A few more points regarding this question of the extent to which the Fed can help boost economic outcomes for African-Americans. As I and numerous others have noted, the NYT piece underappreciates the disproportionate boost black employment, earnings, and incomes get from full employment. More on that in a moment.
I asked my CBPP colleague Chad Stone what he thought about all this and I found his answer resonant:
Appelbaum wrote: “It’s not obvious, however, that holding down borrowing costs for a little longer would be an effective way to address the underlying problem. Indeed, the problem is a good illustration of the limits of monetary policy.”
But what if he’d said: monetary and fiscal stimulus can eliminate labor market slack due to inadequate demand, and tight labor markets are a necessary condition for reducing unemployment, especially black unemployment, which is persistently higher than white unemployment. But other policies are necessary to reduce structural unemployment (the “underlying problem”?), which remains a particular concern among African Americans. Even in the very tight labor markets at the end of the 1960s and the end of the 1990s, the black unemployment rate was much higher than the white unemployment rate.

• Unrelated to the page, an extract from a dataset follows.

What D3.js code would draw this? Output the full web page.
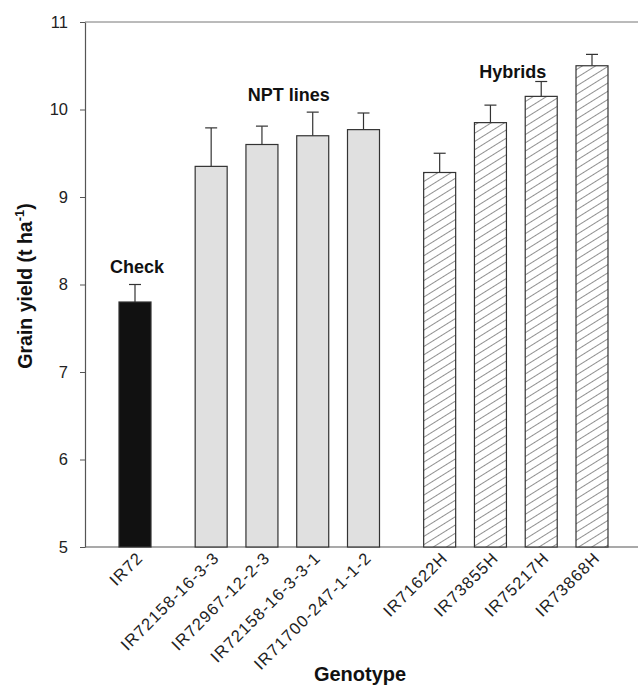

Next, I think this figure, while simple to the point of simplistic, is instructive. I just ran two simple VARs, one with ‘ all’ and ‘white’ unemployment rates and the other with ‘all’ and ‘black’ rates. Then you shock ‘all’ (+2 s.e.’s) and see how the shock plays out on black and white unemployment over the next few months. As you see, the black response is multiples of the white response. Not a surprise, and I’m of course not saying it’s any kind of complete model–just a way of showing an important correlation that could and should be tapped by a Fed that we need to be weighting full employment more heavily than phantom inflationary pressures right now.